A Fast and Scalable Method for A-Optimal Design of Experiments for Infinite-dimensional Bayesian Nonlinear Inverse Problems

Abstract: We address the problem of optimal experimental design (OED) for Bayesian nonlinear inverse problems governed by PDEs. The goal is to find a placement of sensors, at which experimental data are collected, so as to minimize the uncertainty in the inferred parameter field. We formulate the OED objective function by generalizing the classical A-optimal experimental design criterion using the expected value of the trace of the posterior covariance. We seek a method that solves the OED problem at a cost (measured in the number of forward PDE solves) that is independent of both the parameter and sensor dimensions. To facilitate this, we construct a Gaussian approximation to the posterior at the maximum a posteriori probability (MAP) point, and use the resulting covariance operator to define the OED objective function. We use randomized trace estimation to compute the trace of this (implicitly defined) covariance operator. The resulting OED problem includes as constraints the PDEs characterizing the MAP point, and the PDEs describing the action of the covariance operator to vectors. The sparsity of the sensor configurations is controlled using sparsifying penalty functions.
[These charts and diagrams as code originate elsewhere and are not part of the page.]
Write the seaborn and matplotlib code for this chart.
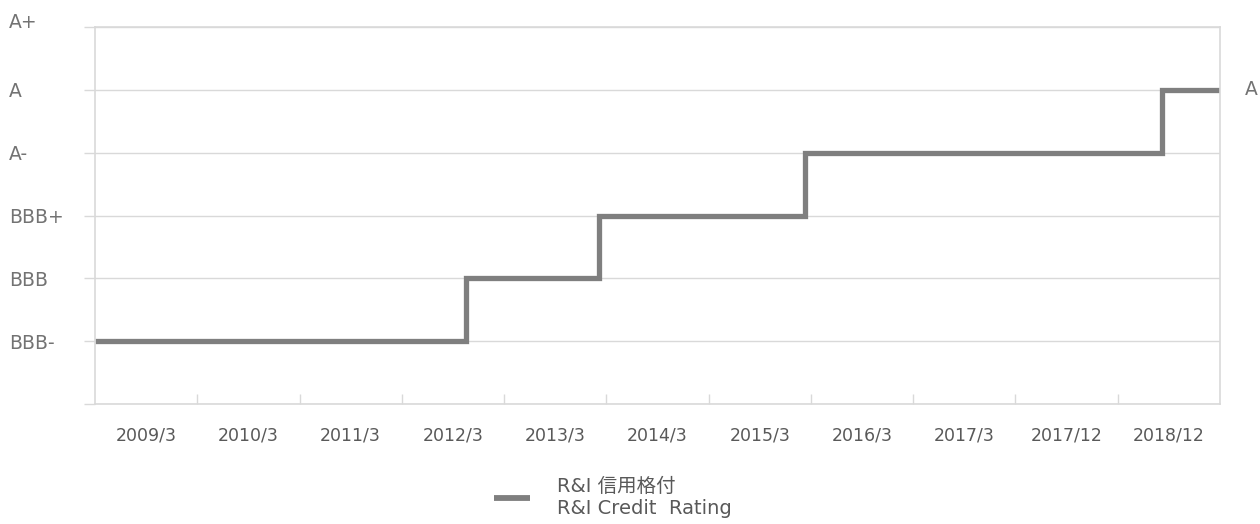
import numpy as np
import pandas as pd
import seaborn as sns
import matplotlib.pyplot as plt
import matplotlib.transforms as mtransforms

# Data
periods = ['2009/3', '2010/3', '2011/3', '2012/3', '2013/3', '2014/3',
           '2015/3', '2016/3', '2017/3', '2017/12', '2018/12']
rating_names = ['', 'BBB-', 'BBB', 'BBB+', 'A-', 'A', 'A+']
# rating changes: position along the category axis (in category widths) and rating reached
change_pos = [0.0, 3.63, 4.93, 6.94, 10.43, 11.0]
change_rating = ['BBB-', 'BBB', 'BBB+', 'A-', 'A', 'A']
series_label = 'R&I 信用格付\nR&I Credit  Rating'

df = pd.DataFrame({'pos': change_pos,
                   'level': [rating_names.index(r) for r in change_rating]})

sns.set_theme(style='white')
plt.rcParams['font.family'] = ['DejaVu Sans', 'Noto Sans CJK JP']

TXT = '#595959'
YTXT = '#737373'
GRID = '#d9d9d9'
LINE = '#7f7f7f'

fig = plt.figure(figsize=(12.6, 5.24), dpi=100)
ax = fig.add_axes([95 / 1260, 1 - 404 / 524, 1125 / 1260, 377 / 524])

sns.lineplot(data=df, x='pos', y='level', drawstyle='steps-post', color=LINE,
             linewidth=3.8, label=series_label, ax=ax, legend=False,
             solid_joinstyle='miter', solid_capstyle='butt')

ax.set_xlim(0, len(periods))
ax.set_ylim(0, len(rating_names) - 1)

# y axis
ax.set_yticks(range(len(rating_names)))
ax.set_yticklabels(rating_names)
ax.tick_params(axis='y', direction='out', length=8, width=1, color=GRID,
               labelsize=13.5, labelcolor=YTXT, pad=54, left=True)
for lab in ax.get_yticklabels():
    lab.set_horizontalalignment('left')
# top label sits a little higher, as in the original
top = ax.get_yticklabels()[-1]
top.set_transform(top.get_transform() +
                  mtransforms.ScaledTranslation(0, 6 / 100, fig.dpi_scale_trans))
ax.yaxis.grid(True, color=GRID, linewidth=1)

# x axis: ticks between categories, labels centred
ax.set_xticks(range(1, len(periods)))
ax.set_xticklabels([])
ax.set_xticks(np.arange(len(periods)) + 0.5, minor=True)
ax.set_xticklabels(periods, minor=True)
ax.tick_params(axis='x', which='major', direction='in', length=7, width=1,
               color=GRID, bottom=True)
ax.tick_params(axis='x', which='minor', length=0, labelsize=12.5,
               labelcolor=TXT, pad=16)

for s in ax.spines.values():
    s.set_color(GRID)
    s.set_linewidth(1.2)

ax.set_xlabel('')
ax.set_ylabel('')

# end-point data label
ax.annotate(change_rating[-1], xy=(change_pos[-1], rating_names.index(change_rating[-1])),
            xytext=(18, 0), textcoords='offset points', ha='left', va='center',
            fontsize=13.5, color=YTXT, annotation_clip=False)

handles, labels = ax.get_legend_handles_labels()
leg = fig.legend(handles, labels, loc='center left', bbox_to_anchor=(0.378, 0.05),
                 frameon=False, fontsize=14, labelcolor=TXT, handlelength=1.85,
                 handletextpad=1.4)
for h in leg.get_lines():
    h.set_solid_capstyle('butt')
    h.set_linewidth(4.2)

fig.savefig('out.png', dpi=100)
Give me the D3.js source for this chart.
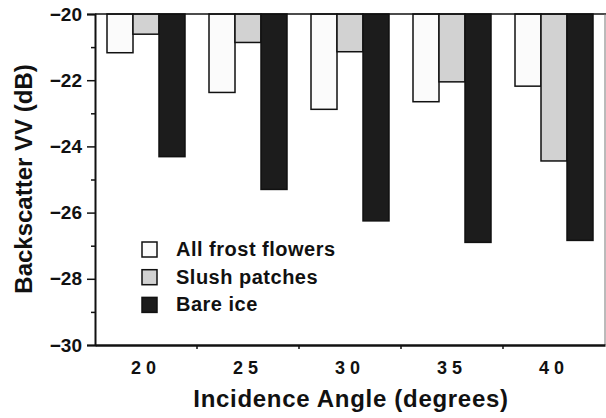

We elaborate our OED method for the problem of determining the sensor placement to best infer the coefficient of an elliptic PDE. Adjoint methods are used to compute the gradient of the PDE-constrained OED objective function. We provide numerical results for inference of the permeability field in a porous medium flow problem, and demonstrate that the number of PDE solves required for the evaluation of the OED objective function and its gradient is essentially independent of both the parameter and sensor dimensions. The number of quasi-Newton iterations for computing an OED also exhibits the same dimension invariance properties.